>> BEGIN Provided entries

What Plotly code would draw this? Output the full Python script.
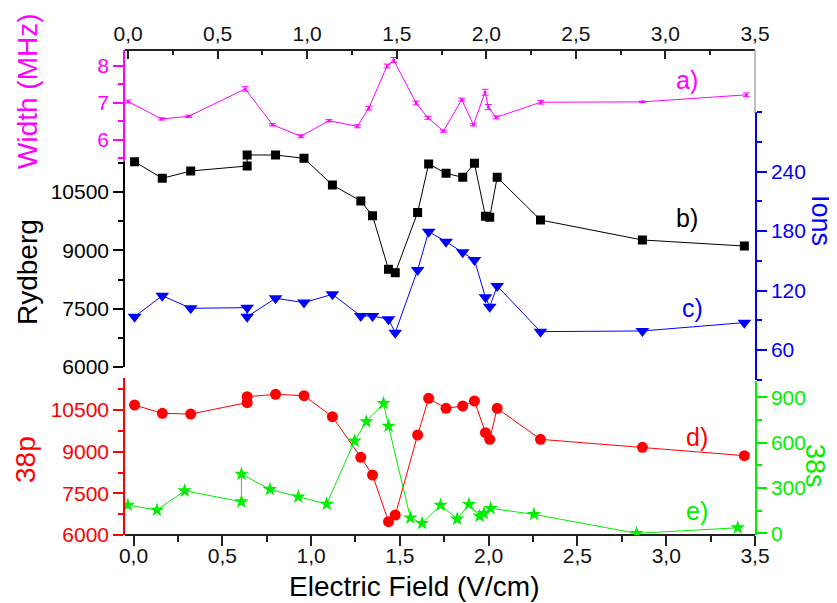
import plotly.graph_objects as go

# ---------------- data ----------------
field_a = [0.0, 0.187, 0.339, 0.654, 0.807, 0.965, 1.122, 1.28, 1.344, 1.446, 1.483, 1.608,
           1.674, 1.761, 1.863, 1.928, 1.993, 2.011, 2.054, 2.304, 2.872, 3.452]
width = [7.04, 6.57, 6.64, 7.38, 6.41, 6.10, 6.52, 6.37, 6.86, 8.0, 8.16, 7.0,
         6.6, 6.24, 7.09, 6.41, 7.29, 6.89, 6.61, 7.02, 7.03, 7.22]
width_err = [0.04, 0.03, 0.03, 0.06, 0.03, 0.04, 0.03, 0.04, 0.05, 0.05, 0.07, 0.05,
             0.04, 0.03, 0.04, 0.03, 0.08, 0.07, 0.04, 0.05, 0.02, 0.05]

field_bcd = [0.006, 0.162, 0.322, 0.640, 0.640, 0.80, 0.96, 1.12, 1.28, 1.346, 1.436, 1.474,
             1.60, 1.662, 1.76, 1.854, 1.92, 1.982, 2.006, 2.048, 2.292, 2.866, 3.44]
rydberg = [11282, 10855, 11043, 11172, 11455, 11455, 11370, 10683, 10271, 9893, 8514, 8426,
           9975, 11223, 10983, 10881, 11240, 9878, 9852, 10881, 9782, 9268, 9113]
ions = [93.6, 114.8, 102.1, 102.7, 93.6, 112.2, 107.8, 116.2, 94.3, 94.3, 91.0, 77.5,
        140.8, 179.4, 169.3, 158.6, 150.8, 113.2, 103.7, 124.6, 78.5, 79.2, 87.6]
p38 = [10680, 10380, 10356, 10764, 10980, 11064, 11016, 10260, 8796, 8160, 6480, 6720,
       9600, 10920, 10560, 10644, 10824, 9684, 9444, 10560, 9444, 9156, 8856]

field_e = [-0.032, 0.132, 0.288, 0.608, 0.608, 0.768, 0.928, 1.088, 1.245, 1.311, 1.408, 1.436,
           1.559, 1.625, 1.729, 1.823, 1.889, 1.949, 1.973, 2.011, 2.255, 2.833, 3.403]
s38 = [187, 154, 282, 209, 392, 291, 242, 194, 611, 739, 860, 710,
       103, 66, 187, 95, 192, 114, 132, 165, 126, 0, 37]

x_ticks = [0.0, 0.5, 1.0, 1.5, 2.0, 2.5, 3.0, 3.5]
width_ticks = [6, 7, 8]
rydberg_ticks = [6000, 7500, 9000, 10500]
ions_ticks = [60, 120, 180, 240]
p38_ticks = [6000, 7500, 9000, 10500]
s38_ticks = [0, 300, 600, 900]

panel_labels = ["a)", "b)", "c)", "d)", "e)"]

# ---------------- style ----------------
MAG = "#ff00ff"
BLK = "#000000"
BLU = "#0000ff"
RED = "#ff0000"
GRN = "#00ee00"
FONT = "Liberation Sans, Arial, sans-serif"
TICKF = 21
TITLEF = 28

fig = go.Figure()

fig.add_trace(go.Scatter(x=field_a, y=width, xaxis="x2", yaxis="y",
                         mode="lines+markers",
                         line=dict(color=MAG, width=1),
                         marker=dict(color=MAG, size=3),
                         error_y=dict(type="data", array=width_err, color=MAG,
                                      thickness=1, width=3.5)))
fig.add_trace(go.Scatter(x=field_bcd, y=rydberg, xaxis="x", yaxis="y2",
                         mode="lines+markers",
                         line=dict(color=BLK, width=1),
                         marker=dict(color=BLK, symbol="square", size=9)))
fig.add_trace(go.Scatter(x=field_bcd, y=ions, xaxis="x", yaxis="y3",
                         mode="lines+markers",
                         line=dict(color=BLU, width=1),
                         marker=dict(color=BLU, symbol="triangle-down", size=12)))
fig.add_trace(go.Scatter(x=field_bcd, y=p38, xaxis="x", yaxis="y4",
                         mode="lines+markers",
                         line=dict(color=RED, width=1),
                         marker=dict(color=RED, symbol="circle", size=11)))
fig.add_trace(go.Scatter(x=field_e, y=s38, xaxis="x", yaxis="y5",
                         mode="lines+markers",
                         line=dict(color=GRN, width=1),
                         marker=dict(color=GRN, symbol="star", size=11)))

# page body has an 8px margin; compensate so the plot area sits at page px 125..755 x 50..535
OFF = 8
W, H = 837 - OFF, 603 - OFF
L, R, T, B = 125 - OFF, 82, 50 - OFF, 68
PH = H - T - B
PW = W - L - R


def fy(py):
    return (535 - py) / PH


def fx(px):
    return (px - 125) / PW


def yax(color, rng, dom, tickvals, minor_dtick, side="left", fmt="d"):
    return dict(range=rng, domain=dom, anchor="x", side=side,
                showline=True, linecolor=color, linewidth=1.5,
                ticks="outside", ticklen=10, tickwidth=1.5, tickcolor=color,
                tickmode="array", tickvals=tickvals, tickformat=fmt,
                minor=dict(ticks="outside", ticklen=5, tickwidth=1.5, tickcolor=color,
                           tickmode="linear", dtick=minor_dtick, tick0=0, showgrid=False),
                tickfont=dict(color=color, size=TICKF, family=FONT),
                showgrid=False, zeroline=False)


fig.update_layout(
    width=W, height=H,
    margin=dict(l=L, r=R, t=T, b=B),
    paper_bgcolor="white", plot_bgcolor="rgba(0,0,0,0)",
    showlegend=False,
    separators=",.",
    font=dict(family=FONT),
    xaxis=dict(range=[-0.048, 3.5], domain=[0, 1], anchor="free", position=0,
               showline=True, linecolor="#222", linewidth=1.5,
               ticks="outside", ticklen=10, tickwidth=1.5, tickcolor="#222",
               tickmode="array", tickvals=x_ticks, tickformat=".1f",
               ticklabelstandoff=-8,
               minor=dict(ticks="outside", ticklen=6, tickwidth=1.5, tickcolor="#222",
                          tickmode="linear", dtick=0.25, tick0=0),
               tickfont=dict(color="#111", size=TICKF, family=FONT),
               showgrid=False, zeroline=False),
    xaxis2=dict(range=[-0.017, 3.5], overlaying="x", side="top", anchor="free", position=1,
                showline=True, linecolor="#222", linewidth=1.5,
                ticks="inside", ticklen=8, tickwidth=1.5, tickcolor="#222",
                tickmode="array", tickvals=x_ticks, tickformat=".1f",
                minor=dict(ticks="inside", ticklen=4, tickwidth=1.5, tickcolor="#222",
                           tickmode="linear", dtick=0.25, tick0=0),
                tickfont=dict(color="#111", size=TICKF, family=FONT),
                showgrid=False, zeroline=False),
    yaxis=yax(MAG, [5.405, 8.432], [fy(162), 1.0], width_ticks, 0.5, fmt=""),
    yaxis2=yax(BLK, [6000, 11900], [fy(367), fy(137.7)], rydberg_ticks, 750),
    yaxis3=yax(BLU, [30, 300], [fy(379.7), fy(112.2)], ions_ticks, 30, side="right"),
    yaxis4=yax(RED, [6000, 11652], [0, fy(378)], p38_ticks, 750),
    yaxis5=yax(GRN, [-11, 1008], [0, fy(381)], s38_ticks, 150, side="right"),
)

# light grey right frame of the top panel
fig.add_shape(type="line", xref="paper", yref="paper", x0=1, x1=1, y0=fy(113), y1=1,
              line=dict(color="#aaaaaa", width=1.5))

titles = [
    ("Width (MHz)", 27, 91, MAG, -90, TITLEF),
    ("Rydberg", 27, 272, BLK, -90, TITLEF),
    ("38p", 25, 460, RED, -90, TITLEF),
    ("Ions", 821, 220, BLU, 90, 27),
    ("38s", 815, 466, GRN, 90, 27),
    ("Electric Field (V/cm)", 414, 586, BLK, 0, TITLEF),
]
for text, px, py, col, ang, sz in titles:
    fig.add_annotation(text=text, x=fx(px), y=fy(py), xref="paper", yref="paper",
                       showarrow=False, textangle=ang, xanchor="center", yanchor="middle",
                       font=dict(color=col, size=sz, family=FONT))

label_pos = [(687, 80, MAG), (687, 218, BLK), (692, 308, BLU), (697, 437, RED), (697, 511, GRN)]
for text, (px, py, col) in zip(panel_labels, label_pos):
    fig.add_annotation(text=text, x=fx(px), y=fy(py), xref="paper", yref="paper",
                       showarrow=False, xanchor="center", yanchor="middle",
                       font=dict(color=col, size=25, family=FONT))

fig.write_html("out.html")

>> END Provided entries
>> BEGIN Provided entries

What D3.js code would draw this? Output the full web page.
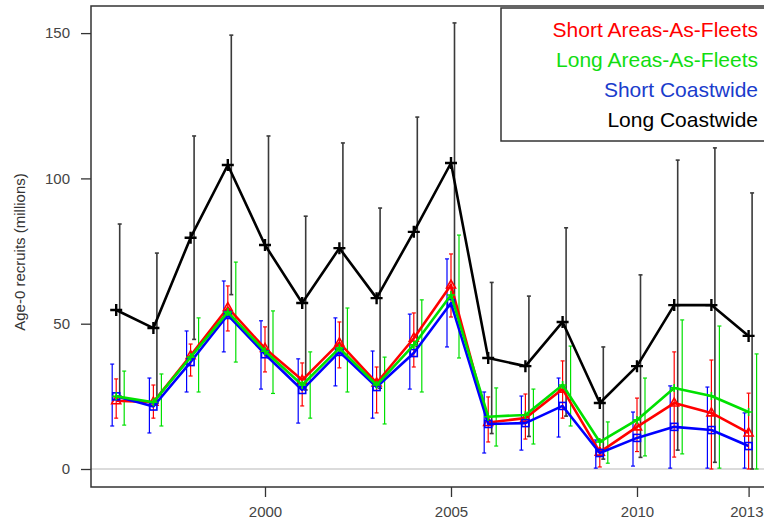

>> END Provided entries

What you need to do: Single out each line of the records above with the string "would" in it, and copy it.

Reply to the task:
What Plotly code would draw this? Output the full Python script.
What D3.js code would draw this? Output the full web page.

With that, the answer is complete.